Tiongkok menyatakan bahwasanya negara bagian Arunachal Padesh merupakan bagian dari wilayah Tibet dan Aksai Chin yang merupakan bagian strategis penghubung antara Tibet ke daerah barat Tiongkok.
Klaim Tiongkok atas negara bagian Arunachal Padesh ini menimbulkan kemarahan India karena wilayahnya diklaim dengan mengajukan protes terhadap Beijing. India berpendapat bahwa hal tidak masuk akal tersebut tidak menjadikan wilayah India sebagai bagian dari Tiongkok.
Sengketa ini telah semakin merusak hubungan diplomasi antara India dan Tiongkok yang sebelumnya juga sudah bermasalah sejak bentrok antara tantara India dan China yang menyebabkan 20 tentara India dan 4 tentara China tewas pada Juni 2020 lalu.
Filipina juga mengajukan protes atas klaim ini melaui Kementrian Luar Negrinya. Filipina berpendapat bahwa Klaim Beijing telah ditolak oleh Pengadilan Arbitrase pada 2016 sehingga pengklaiman ini tidak valid.
Walaupun terdapat pembelaan dari satu pihak yaitu dari Tiongkok mengenai penarikan garis putus-putus ini didasarkan peta historis Tiongkok pada tahun 1948, namun hal ini tidak membuat situasi mereda, melainkan malah menuai reaksi keras dari negara-negara bersangkutan karena tidak selaras dengan Hukum Internasional yang berlaku yaitu Konvensi PBB tentang UNCLOS 1982.
Menanggapi hal ini pula, melalui Juru Bicara Kementrian Luar Negeri Tiongkok, Wang Wenbin memaparkan bahwa sikap Tiongkok atas Laut China Selatan adalah bersifat teguh dan terang. Pemerintah Tiongkok juga merilis peta standar Tiongkok sebagai agenda rutin yang dilakukan setiap tahunnya.

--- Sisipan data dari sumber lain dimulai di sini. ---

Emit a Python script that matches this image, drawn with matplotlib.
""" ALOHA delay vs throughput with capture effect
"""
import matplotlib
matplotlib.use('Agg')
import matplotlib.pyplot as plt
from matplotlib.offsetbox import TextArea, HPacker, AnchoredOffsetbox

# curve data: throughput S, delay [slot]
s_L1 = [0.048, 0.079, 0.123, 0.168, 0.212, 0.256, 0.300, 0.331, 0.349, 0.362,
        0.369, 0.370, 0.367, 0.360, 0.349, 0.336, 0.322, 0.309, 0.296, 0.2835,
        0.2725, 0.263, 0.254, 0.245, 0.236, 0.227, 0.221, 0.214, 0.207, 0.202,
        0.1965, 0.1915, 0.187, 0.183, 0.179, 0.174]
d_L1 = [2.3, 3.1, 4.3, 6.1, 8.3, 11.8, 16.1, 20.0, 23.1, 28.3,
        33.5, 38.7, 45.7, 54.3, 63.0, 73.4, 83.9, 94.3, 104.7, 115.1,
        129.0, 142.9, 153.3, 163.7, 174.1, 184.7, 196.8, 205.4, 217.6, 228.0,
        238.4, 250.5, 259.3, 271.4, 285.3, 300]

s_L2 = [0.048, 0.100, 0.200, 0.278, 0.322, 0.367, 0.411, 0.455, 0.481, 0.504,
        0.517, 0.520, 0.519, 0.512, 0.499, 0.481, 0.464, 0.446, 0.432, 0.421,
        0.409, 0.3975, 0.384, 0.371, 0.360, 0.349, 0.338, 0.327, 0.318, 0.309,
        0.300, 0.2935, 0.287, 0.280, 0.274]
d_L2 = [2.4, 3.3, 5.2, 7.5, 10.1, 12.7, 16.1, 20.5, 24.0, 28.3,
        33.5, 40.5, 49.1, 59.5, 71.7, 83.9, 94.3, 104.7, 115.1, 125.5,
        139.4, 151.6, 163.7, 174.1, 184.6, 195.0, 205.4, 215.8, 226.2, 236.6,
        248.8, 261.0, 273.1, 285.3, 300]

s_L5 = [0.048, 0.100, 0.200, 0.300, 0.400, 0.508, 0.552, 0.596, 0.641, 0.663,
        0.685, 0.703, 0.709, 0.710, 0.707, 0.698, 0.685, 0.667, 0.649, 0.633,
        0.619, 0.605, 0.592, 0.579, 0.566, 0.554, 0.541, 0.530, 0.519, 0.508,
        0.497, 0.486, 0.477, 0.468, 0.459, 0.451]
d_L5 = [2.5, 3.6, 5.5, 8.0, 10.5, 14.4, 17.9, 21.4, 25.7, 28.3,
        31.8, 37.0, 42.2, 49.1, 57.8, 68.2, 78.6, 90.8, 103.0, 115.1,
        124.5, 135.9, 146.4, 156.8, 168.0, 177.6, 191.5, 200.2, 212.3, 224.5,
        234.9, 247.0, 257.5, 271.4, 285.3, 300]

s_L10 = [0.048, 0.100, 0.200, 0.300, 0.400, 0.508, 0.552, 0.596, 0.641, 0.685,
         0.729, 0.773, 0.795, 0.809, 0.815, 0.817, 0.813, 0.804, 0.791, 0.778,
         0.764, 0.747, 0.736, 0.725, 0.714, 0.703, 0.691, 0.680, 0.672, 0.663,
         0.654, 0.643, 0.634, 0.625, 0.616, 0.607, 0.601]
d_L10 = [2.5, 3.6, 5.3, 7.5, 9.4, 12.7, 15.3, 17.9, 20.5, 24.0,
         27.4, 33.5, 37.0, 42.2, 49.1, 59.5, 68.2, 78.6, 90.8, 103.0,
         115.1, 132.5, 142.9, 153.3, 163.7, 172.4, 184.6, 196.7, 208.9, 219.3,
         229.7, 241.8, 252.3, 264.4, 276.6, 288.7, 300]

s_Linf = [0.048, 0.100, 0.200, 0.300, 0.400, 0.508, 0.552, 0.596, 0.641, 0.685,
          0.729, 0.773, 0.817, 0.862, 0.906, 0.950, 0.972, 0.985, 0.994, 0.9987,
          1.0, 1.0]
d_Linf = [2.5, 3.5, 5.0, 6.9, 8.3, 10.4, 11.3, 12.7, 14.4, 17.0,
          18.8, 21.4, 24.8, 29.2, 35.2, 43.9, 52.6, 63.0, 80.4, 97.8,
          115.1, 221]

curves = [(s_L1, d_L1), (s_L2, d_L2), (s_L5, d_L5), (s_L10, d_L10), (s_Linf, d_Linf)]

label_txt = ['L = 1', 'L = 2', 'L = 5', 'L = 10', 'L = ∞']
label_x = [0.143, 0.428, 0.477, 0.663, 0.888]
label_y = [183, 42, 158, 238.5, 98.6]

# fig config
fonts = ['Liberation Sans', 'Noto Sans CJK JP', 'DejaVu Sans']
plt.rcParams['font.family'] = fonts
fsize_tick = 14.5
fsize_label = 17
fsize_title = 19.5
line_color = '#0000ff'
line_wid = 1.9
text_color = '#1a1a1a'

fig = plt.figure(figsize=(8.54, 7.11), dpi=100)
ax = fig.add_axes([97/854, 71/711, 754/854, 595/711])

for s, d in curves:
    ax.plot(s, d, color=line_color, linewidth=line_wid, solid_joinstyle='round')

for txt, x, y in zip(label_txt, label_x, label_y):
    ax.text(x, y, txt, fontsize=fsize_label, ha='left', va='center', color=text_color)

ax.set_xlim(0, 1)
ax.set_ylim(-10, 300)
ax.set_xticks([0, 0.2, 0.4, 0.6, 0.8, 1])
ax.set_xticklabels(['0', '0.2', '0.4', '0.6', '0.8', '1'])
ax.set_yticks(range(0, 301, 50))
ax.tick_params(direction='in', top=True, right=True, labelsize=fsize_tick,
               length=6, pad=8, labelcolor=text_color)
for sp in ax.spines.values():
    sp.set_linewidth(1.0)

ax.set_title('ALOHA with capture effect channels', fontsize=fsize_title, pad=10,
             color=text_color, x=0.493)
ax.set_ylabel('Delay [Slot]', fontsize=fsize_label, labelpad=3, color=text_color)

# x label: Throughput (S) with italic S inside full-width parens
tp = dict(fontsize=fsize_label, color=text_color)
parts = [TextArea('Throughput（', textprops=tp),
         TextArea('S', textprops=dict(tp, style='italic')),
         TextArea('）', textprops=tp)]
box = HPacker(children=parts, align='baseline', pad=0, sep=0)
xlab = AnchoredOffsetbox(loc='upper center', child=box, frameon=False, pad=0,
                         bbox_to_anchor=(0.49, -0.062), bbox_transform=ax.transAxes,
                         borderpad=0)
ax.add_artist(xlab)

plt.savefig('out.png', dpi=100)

Namun, jika kita telaah lebih dalam, apa yang menyebabkan Tiongkok menambah wilayah garis putus-putus tersebut? Para ahli berpendapat bahwa hal ini dilakukan Tiongkok untuk menunjukkan power-nya dalam menyambut KTT ASEAN dan G20. Ini bisa saja dilakukan demi memperkuat posisi Tiongkok di mata dunia.Â
Tiongkok terus memperbesar wilayahnya dengan memanfaatkan peta historisnya di zaman dahulu yang sudah tidak relevan di zaman sekarang karena adanaya Hukum Internasional yang berlaku. Perselisihan antarnegara ini menekankan kepada aspek kepentingan nasional, keamanan negara, kekuasaan dan kedaulatan atas wilayah negara.

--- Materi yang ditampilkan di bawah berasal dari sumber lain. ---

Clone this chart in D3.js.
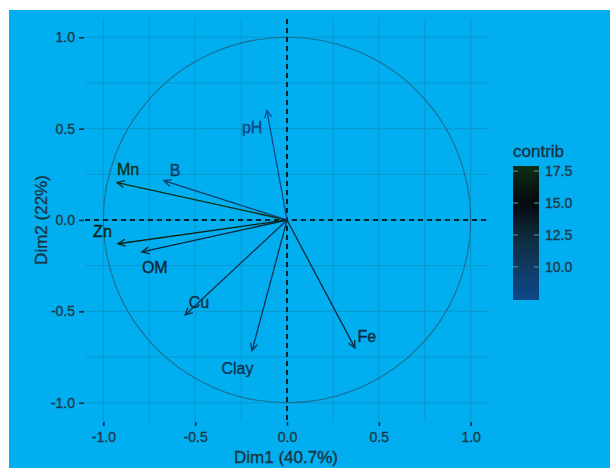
<!DOCTYPE html>
<html>
<head>
<meta charset="utf-8">
<script src="https://cdn.jsdelivr.net/npm/d3@7"></script>
<style>
  body { margin: 0; background: #fff; }
  svg { display: block; font-family: "Liberation Sans", Arial, sans-serif; }
  svg text { paint-order: stroke; stroke-width: 0.35px; }
</style>
</head>
<body>
<svg class="pcaplot" width="610" height="468"></svg>
<script>

// variables and their coordinates on Dim1 / Dim2
let variables = ["pH", "Mn", "B", "Zn", "OM", "Cu", "Clay", "Fe"];
let dim1 = [-0.11, -0.925, -0.67, -0.92, -0.79, -0.555, -0.19, 0.37];
let dim2 = [0.60, 0.205, 0.215, -0.13, -0.175, -0.52, -0.715, -0.70];
let contrib = [7.4, 18.0, 9.7, 17.0, 12.9, 11.5, 10.9, 12.5];

// where ggrepel put the text labels (data units)
let labelX = [-0.19, -0.865, -0.61, -1.005, -0.72, -0.48, -0.27, 0.435];
let labelY = [0.51, 0.28, 0.275, -0.06, -0.26, -0.45, -0.81, -0.635];

let axisTicks = [-1.0, -0.5, 0.0, 0.5, 1.0];
let minorTicks = [-0.75, -0.25, 0.25, 0.75];
let legendTicks = [10.0, 12.5, 15.0, 17.5];
let contribRange = [7.4, 17.9];

let svg = d3.select(".pcaplot");

// blue background (the original has a thin white strip top and left)
svg.append("rect")
  .attr("x", 9).attr("y", 10)
  .attr("width", 601).attr("height", 458)
  .attr("fill", "#01aeef");

let margin = { top: 19, right: 121, bottom: 47, left: 85 };
let plotWidth = 610 - margin.left - margin.right;
let plotHeight = 468 - margin.top - margin.bottom;

let x = d3.scaleLinear().domain([-1.1, 1.1]).range([0, plotWidth]);
let y = d3.scaleLinear().domain([-1.1, 1.1]).range([plotHeight, 0]);

let color = d3.scaleLinear()
  .domain([7.5, 10, 12.5, 15, 18])
  .range(["#0e4888", "#0f3a62", "#0d2a3a", "#03080f", "#0d3014"])
  .clamp(true);

let plot = svg.append("g").attr("transform", translate(margin.left, margin.top));

// grid lines
let grid = plot.append("g").attr("id", "grid");
grid.selectAll(".vgrid")
  .data(axisTicks.concat(minorTicks))
  .join("line")
  .attr("x1", d => x(d)).attr("x2", d => x(d))
  .attr("y1", 0).attr("y2", plotHeight)
  .attr("stroke", "#0a98cd").attr("stroke-width", 1);
grid.selectAll(".hgrid")
  .data(axisTicks.concat(minorTicks))
  .join("line")
  .attr("y1", d => y(d)).attr("y2", d => y(d))
  .attr("x1", 0).attr("x2", plotWidth)
  .attr("stroke", "#0a98cd").attr("stroke-width", 1);

// correlation circle
plot.append("ellipse")
  .attr("cx", x(0)).attr("cy", y(0))
  .attr("rx", x(1) - x(0)).attr("ry", y(0) - y(1))
  .attr("fill", "none")
  .attr("stroke", "#1c6d8e")
  .attr("stroke-width", 1.1);

// dashed zero lines
plot.append("line")
  .attr("x1", x(0)).attr("x2", x(0))
  .attr("y1", 0).attr("y2", plotHeight)
  .attr("stroke", "#000").attr("stroke-width", 1.6)
  .attr("stroke-dasharray", "5,4");
plot.append("line")
  .attr("x1", 0).attr("x2", plotWidth)
  .attr("y1", y(0)).attr("y2", y(0))
  .attr("stroke", "#000").attr("stroke-width", 1.6)
  .attr("stroke-dasharray", "5,4");

// axes
let xAxis = d3.axisBottom(x).tickValues(axisTicks).tickFormat(d3.format(".1f")).tickSize(4).tickPadding(6);
let yAxis = d3.axisLeft(y).tickValues(axisTicks).tickFormat(d3.format(".1f")).tickSize(5).tickPadding(4);

let xGroup = plot.append("g").attr("transform", translate(0, plotHeight + 1)).call(xAxis);
let yGroup = plot.append("g").attr("transform", translate(-1, 0)).call(yAxis);
[xGroup, yGroup].forEach(g => {
  g.select(".domain").remove();
  g.selectAll(".tick line").attr("stroke", "#13303f").attr("stroke-width", 1.6);
  g.selectAll(".tick text")
    .attr("fill", "#1d3947")
    .attr("stroke", "#1d3947")
    .style("font-size", "14px")
    .style("font-family", "'Liberation Sans', Arial, sans-serif");
});
xGroup.selectAll(".tick text").text(d => d3.format(".1f")(d).replace("−", "-"));
yGroup.selectAll(".tick text").text(d => d3.format(".1f")(d).replace("−", "-"));

// arrows
let rows = variables.map((v, i) => ({
  name: v, x: dim1[i], y: dim2[i], contrib: contrib[i], lx: labelX[i], ly: labelY[i]
}));

let headLen = 8, headAng = Math.PI / 7;
let arrows = plot.append("g").attr("id", "arrows");
rows.forEach(d => {
  let x1 = x(d.x), y1 = y(d.y);
  let ang = Math.atan2(y1 - y(0), x1 - x(0));
  let c = color(d.contrib);
  arrows.append("line")
    .attr("x1", x(0)).attr("y1", y(0))
    .attr("x2", x1).attr("y2", y1)
    .attr("stroke", c).attr("stroke-width", 1.3);
  let path = d3.path();
  path.moveTo(x1 - headLen * Math.cos(ang - headAng), y1 - headLen * Math.sin(ang - headAng));
  path.lineTo(x1, y1);
  path.lineTo(x1 - headLen * Math.cos(ang + headAng), y1 - headLen * Math.sin(ang + headAng));
  arrows.append("path")
    .attr("d", path.toString())
    .attr("fill", "none")
    .attr("stroke", c).attr("stroke-width", 1.3);
});

plot.append("g").attr("id", "labels")
  .selectAll("text")
  .data(rows)
  .join("text")
  .attr("x", d => x(d.lx))
  .attr("y", d => y(d.ly))
  .attr("dy", "0.36em")
  .attr("text-anchor", "middle")
  .attr("fill", d => color(d.contrib))
  .attr("stroke", d => color(d.contrib))
  .style("font-size", "16px")
  .text(d => d.name);

// axis titles
svg.append("text")
  .attr("x", margin.left + x(0) - 1)
  .attr("y", 463)
  .attr("text-anchor", "middle")
  .attr("fill", "#1a3442")
  .attr("stroke", "#1a3442")
  .style("font-size", "17px")
  .text("Dim1 (40.7%)");

svg.append("text")
  .attr("transform", "translate(47," + (margin.top + y(0)) + ") rotate(-90)")
  .attr("text-anchor", "middle")
  .attr("fill", "#1a3442")
  .attr("stroke", "#1a3442")
  .style("font-size", "17px")
  .text("Dim2 (22%)");

// colour bar legend
let legX = 513, legW = 26, legTop = 166, legBottom = 300;
let legScale = d3.scaleLinear().domain(contribRange).range([legBottom, legTop]);

let defs = svg.append("defs");
let grad = defs.append("linearGradient")
  .attr("id", "contribGrad")
  .attr("x1", "0").attr("y1", "1").attr("x2", "0").attr("y2", "0");
d3.range(0, 1.0001, 0.05).forEach(t => {
  let v = contribRange[0] + t * (contribRange[1] - contribRange[0]);
  grad.append("stop").attr("offset", t).attr("stop-color", color(v));
});

svg.append("text")
  .attr("x", legX)
  .attr("y", 157)
  .attr("fill", "#1a3442")
  .attr("stroke", "#1a3442")
  .style("font-size", "17px")
  .text("contrib");

svg.append("rect")
  .attr("x", legX).attr("y", legTop)
  .attr("width", legW).attr("height", legBottom - legTop)
  .attr("fill", "url(#contribGrad)");

let legTicks = svg.append("g").attr("id", "legend-ticks");
legendTicks.forEach(v => {
  legTicks.append("line")
    .attr("x1", legX).attr("x2", legX + 5)
    .attr("y1", legScale(v)).attr("y2", legScale(v))
    .attr("stroke", "#3c8d9c").attr("stroke-width", 1.2);
  legTicks.append("line")
    .attr("x1", legX + legW - 5).attr("x2", legX + legW)
    .attr("y1", legScale(v)).attr("y2", legScale(v))
    .attr("stroke", "#3c8d9c").attr("stroke-width", 1.2);
});

svg.append("g")
  .selectAll("text")
  .data(legendTicks)
  .join("text")
  .attr("x", legX + legW + 6)
  .attr("y", d => legScale(d))
  .attr("dy", "0.36em")
  .attr("fill", "#1d3947")
  .attr("stroke", "#1d3947")
  .style("font-size", "14px")
  .text(d => d3.format(".1f")(d));

function translate(x, y) {
  return 'translate(' + x + ',' + y + ')';
}
</script>
</body>
</html>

Jika kita mengacu pada definisi politik internasional menurut realisme yang digambarkan bahwa ini adalah arena persaingan, konflik, dan perang antarnegara di mana isu-isu mendasar yang sama dalam mempertahankan kepentingan nasional dan untuk memastikan kelangsungan hidup negara berulang sendiri terus-menerus, maka konflik sengketa antara berbagai negara dan Tiongkok ini sudah menggambarkan politik internasional tersebut dengan jelas. bahwa masing-masing negara memiliki kepentingan pribadi atas wilayah yang telah mereka klaim.
Setiap negara yang bersangkutan terus menunjukkan powernya dalam menghadapi sengketa ini dengan cara melakukan protes kepada negara pengkalim hingga membawa masalah ini ke Pengadilan Internasional. Dengan adanya sengketa ini pula dapat menghambat hubungan diplomasi antarnegara. Dan jika hal ini terus berlanjut, maka bisa mempengaruhi kerjasama bidang lainnya seperti politik, ekonomi, pendidikan, sosial-budaya dan lain-lain.